What to work on: Reproduce, character for character, the lines below from the first through the one with "const rightTickStep = 1;". Leave pictures out.
####################
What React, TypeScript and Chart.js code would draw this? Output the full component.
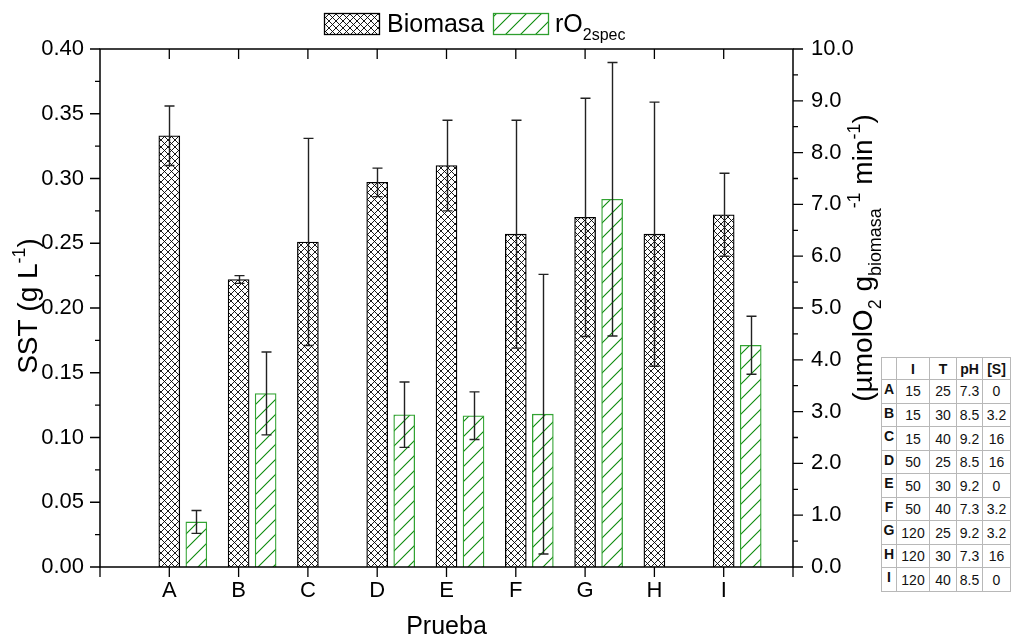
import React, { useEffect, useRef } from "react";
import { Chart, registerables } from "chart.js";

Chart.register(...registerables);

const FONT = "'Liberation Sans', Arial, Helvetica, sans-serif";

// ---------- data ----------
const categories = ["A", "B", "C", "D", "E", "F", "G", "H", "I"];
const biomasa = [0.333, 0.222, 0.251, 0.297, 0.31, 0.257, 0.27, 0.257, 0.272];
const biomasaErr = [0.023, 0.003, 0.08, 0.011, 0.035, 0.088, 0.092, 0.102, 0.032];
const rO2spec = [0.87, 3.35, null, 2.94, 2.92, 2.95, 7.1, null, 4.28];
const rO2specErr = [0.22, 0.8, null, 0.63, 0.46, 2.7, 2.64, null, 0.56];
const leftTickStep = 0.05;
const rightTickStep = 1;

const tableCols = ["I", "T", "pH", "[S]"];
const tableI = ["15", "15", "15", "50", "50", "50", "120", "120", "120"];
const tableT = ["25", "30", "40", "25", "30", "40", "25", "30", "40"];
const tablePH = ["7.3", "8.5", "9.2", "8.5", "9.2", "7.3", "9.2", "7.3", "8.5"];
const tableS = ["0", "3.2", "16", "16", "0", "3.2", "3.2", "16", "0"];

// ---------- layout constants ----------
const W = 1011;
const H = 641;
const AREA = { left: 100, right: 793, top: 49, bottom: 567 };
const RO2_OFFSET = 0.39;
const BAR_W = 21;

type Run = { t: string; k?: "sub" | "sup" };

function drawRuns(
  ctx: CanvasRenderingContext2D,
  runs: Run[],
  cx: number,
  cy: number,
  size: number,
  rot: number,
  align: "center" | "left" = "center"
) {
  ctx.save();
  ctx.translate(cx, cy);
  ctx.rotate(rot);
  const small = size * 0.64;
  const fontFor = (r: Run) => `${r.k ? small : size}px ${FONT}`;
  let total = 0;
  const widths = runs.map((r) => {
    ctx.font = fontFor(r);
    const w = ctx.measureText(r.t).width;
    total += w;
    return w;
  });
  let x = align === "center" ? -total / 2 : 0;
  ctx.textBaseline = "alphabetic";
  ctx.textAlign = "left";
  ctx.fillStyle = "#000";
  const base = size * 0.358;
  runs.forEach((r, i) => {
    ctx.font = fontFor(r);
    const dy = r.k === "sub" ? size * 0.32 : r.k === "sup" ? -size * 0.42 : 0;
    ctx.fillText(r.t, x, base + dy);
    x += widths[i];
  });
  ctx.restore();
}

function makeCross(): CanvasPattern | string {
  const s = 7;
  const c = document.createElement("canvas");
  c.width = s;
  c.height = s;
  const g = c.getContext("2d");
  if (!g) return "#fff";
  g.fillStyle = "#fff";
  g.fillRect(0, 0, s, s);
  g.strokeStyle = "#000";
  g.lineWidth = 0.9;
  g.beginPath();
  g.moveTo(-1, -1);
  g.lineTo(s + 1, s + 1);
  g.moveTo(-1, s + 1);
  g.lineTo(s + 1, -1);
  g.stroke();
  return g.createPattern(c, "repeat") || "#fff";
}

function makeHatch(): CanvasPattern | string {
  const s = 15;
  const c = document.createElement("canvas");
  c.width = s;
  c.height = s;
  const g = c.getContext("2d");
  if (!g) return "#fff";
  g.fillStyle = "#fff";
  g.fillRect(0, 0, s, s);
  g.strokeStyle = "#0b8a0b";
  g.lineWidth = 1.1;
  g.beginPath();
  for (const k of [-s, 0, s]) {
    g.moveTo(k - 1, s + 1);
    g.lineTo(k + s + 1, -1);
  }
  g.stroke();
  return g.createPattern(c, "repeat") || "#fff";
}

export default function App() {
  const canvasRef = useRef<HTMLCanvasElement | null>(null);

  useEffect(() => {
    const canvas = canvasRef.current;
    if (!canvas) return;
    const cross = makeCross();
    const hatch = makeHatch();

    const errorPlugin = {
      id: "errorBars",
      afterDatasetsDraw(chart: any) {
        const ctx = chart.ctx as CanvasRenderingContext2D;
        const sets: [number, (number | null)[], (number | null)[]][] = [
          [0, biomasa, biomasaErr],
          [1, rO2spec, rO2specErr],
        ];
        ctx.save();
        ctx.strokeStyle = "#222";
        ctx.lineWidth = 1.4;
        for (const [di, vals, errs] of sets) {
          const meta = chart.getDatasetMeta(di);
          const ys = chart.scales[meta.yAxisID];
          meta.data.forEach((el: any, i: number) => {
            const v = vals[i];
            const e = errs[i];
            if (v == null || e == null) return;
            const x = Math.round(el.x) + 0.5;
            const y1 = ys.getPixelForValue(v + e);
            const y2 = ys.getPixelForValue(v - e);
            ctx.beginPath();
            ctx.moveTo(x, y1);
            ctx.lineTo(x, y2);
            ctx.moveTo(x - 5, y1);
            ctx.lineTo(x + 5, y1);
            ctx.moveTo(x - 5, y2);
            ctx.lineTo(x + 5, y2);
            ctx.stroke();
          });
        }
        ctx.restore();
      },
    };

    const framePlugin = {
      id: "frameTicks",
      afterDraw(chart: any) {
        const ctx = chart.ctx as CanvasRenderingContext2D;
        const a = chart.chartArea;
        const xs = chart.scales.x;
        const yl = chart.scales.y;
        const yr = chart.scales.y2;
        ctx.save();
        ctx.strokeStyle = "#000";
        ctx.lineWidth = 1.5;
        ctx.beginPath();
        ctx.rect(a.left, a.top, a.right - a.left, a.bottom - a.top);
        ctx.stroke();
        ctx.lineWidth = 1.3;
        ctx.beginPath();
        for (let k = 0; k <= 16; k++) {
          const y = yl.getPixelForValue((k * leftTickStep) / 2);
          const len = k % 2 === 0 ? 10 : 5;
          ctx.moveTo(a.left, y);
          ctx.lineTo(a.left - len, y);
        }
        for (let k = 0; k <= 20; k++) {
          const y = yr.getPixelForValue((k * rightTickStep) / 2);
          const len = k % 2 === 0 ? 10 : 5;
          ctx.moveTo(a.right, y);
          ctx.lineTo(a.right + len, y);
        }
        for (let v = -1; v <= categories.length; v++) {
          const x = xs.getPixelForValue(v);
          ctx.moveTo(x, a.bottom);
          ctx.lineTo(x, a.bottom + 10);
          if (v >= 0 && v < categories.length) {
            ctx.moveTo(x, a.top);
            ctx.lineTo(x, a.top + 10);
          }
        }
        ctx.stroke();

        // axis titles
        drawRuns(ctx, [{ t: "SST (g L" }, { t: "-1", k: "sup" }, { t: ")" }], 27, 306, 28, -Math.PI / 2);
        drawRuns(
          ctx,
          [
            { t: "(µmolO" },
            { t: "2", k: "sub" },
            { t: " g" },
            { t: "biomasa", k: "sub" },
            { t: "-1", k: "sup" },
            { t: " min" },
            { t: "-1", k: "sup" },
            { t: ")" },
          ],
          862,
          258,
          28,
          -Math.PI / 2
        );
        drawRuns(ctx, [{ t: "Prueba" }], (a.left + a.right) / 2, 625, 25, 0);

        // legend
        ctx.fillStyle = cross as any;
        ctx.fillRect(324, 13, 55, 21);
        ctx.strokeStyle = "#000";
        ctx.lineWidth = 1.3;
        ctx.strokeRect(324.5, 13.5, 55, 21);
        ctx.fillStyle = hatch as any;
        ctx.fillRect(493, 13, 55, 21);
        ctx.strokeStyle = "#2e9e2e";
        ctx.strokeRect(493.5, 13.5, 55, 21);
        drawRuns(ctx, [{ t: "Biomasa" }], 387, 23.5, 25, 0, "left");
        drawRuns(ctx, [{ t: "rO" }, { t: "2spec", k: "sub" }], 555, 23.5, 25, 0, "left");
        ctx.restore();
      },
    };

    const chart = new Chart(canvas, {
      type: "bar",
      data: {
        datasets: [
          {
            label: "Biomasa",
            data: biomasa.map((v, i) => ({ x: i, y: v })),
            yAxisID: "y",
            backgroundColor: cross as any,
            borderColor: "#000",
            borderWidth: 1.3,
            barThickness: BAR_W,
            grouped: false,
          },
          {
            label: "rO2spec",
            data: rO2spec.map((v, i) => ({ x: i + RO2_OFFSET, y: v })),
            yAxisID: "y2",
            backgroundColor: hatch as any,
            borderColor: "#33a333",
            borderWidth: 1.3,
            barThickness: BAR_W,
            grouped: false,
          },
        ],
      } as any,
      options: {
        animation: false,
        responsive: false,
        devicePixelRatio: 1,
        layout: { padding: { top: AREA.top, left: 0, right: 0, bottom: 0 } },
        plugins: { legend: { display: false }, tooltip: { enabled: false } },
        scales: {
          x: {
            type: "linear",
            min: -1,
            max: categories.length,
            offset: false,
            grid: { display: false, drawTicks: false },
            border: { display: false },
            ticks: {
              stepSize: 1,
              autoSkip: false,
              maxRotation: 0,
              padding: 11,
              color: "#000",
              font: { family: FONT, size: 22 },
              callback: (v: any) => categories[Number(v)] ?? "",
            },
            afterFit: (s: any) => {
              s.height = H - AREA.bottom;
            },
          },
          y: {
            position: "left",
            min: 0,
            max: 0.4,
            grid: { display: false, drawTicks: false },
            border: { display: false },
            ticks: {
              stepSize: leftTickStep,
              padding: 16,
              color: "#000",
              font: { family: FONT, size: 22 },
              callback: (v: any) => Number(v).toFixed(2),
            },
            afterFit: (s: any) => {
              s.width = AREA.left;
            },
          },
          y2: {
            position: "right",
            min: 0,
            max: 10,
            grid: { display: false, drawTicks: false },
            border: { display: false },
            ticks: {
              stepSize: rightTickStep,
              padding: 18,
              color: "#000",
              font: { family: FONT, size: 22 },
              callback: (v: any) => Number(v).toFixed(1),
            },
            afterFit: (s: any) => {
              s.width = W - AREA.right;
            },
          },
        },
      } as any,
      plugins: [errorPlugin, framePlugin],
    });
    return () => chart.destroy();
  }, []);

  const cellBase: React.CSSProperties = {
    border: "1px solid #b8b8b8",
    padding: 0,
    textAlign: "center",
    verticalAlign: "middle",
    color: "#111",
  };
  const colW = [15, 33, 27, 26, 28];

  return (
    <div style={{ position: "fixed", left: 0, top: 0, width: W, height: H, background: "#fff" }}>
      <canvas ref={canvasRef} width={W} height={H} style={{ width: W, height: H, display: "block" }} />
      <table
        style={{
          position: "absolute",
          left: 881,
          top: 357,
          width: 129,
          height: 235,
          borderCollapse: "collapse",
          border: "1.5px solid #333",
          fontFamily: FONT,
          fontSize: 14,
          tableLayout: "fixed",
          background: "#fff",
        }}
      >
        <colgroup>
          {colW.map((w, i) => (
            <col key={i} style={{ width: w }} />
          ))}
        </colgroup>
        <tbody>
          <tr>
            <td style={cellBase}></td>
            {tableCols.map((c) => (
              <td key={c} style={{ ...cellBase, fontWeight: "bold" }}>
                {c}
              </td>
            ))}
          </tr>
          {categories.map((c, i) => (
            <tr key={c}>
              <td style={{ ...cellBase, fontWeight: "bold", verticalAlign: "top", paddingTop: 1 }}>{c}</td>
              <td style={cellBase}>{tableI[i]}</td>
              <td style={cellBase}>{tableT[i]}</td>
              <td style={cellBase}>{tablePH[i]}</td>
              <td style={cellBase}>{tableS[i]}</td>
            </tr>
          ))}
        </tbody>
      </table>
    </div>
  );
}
####################
Completed task:
What React, TypeScript and Chart.js code would draw this? Output the full component.
import React, { useEffect, useRef } from "react";
import { Chart, registerables } from "chart.js";

Chart.register(...registerables);

const FONT = "'Liberation Sans', Arial, Helvetica, sans-serif";

// ---------- data ----------
const categories = ["A", "B", "C", "D", "E", "F", "G", "H", "I"];
const biomasa = [0.333, 0.222, 0.251, 0.297, 0.31, 0.257, 0.27, 0.257, 0.272];
const biomasaErr = [0.023, 0.003, 0.08, 0.011, 0.035, 0.088, 0.092, 0.102, 0.032];
const rO2spec = [0.87, 3.35, null, 2.94, 2.92, 2.95, 7.1, null, 4.28];
const rO2specErr = [0.22, 0.8, null, 0.63, 0.46, 2.7, 2.64, null, 0.56];
const leftTickStep = 0.05;
const rightTickStep = 1;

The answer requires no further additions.